Although raccoons suffer from rabies more than any other mammal in the United States (about 35 percent of all animal rabies cases), only one human death from the raccoon strain of rabies has been recorded in the United States.
Precautions
Despite the long odds of contracting rabies, the remote possibility of infection exists and should not be taken lightly:
- Don’t approach or handle wild animals.
- Vaccinate your pets—cats and dogs both.
- If you see a wild animal who may be sick, contact your local animal control, veterinarian, or wildlife rehabilitator for help. Don’t handle sick wildlife!
- If anyone is bitten by any wild animal, get medical advice from a doctor or health department immediately.
- If your pet is bitten by any wild animal, get medical advice from your veterinarian immediately.
- Scrub any bite wound immediately and aggressively with soap and water, use antiseptic soap such as betadine or Nolvasan®, if available. Flush the wound thoroughly with water.
- If anyone is bitten by a potentially rabid animal, scrub and flush the wound then go to your doctor or an emergency room.
- If possible, the animal should be captured and tested for rabies. Unless you can do it without risking further bites, leave this task to animal control professionals.
- If you find a bat in a room where someone was sleeping or where children might have had contact with him, the National Centers for Disease Control and Prevention (CDC) recommends that you assume the bat has bitten the sleeper or children and take the step for a known bite. CDC suspects that adults may overlook and children may underreport the bites of tiny bat teeth.

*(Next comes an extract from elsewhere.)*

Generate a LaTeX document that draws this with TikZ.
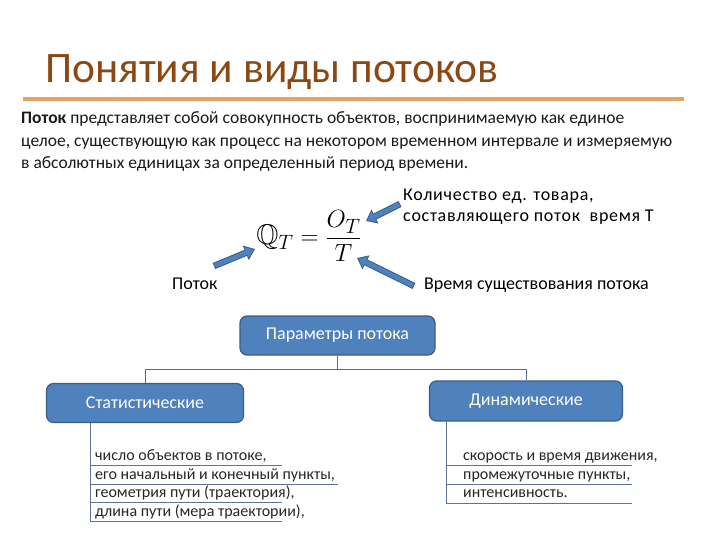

- Timely treatment after a bite or other exposure is 100 percent effective. The very few people who die from rabies are those who don’t get timely treatment.
Is that animal rabid?
If you see a wild animal such as a fox, raccoon, or skunk active in daylight, that doesn't mean the animal is rabid. It's actually normal and common for foxes to be active during the day. And in spring and early summer, mother raccoons, who are hard-pressed to feed their young, may forage all day long. Only if the typically nocturnal raccoon or skunk is exhibiting abnormal behavior should you seek advice from your local animal control, humane society, wildlife rehabilitator, or state wildlife agency.